Hebrews then goes on to make seven affirmations about the Son – Jesus Christ. And those seven affirmations, considered together, present one of the clearest affirmations of the deity of Christ that appears in the Bible. The affirmations are as follows:
1. Jesus is “the heir of all things” (vs. 2). That is, he is the predicted, anticipated messianic Son.
2. Jesus is the creator of the “worlds” (not just this planet, and not just the solar system, but the entire universe); as the Word, Jesus is the means through which God created the cosmos (vs. 2).
3. Jesus is the radiant “Light” (vs. 2) of God (vs. 2; cf. John 8:12, 9:5).
4. Jesus is the exact representation of God upon the earth (vs. 3), the Greek word used for “exact imprint” being the word for a newly-minted coin taken from its die.
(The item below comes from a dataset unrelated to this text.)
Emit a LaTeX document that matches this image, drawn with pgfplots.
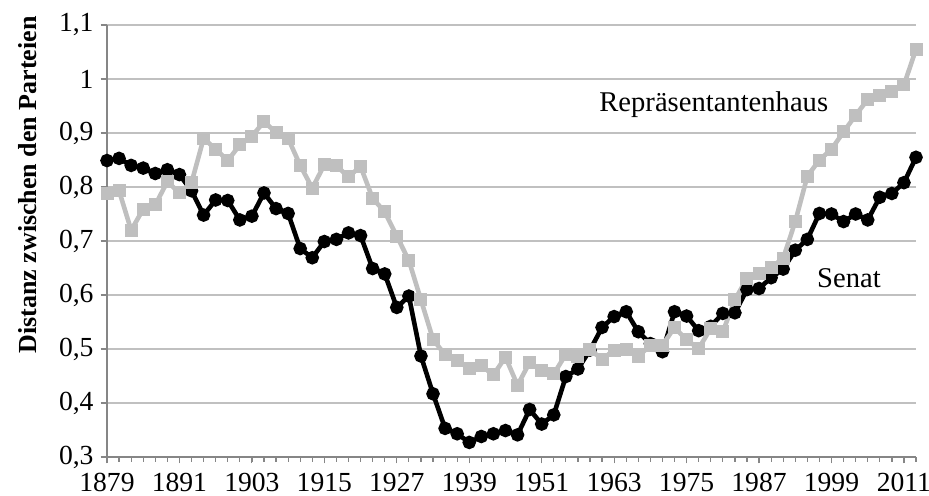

5. Jesus is the one who sustains the world (vs. 3).
6. Jesus is the one who redeems the world from its sin (vs. 3).
7. Jesus is the one who has taken his throne as co-regent at God’s right hand and now rules the world as the representative of God (vs. 3).
This is whom God brought to earth as a little baby lying in a manger in a peasant stable in an obscure province of the Roman Empire, watched over by a teen-age mother, an awe-filled father, shepherds among Israel’s lowest of the low and the cattle of the field. This is the miracle of redemption, of liberation, of transformation for “those whom God favors” and for the society that they would be called to build (Luke 2:1-14).
“He comes, a Child, from realms on high, He comes the heavens adoring; He comes to earth to live and die, A broken race restoring. Although the King of kings is He, He comes in deep humility; His people to deliver, And reign for us forever” (Joseph Barlowe, “Break Forth, O Beauteous Heavenly Light”, stanza two. The Hymnal for Worship and Celebration [Waco, TX: Word Music, 1986], hymn 129).
(Copyright © 2007 by Partners in Urban Transformation)
[1] In the medieval church, all twelve days of Christmas were celebrated as a single feast, with only work necessary to preserve life being done. The Twelve Days of Christmas are:
Dec. 25 – Christmas Day
26 – St. Stephens’ Day
27 – St. John’s Day
28 – Holy Innocents Day
31 – Watch Night
Jan. 1 – Jesus’ Circumcision
5 – Epiphany Eve
The remaining days would be feast days or, according to the calendar, the First and Second Sundays of Christmas.
[2] F.L. Cross, The Oxford Dictionary of the Christian Church (London: Oxford University Press, 1958), pp. 277-278; George Gibson, The Story of the Christian Year (Nashville, TN: Abingdon Press, 1955), pp. 87-98.
[3] The political and economic liberation is expressed in the phrase, “Yahweh has bared his holy arm before the eyes of all the nations”. To “bare one’s arm” was a poetic way of expressing a righteous conqueror who, in his conquest, was righting the political and economic conditions of repression that the nation had earlier faced (cf. Isa. 51:9-11).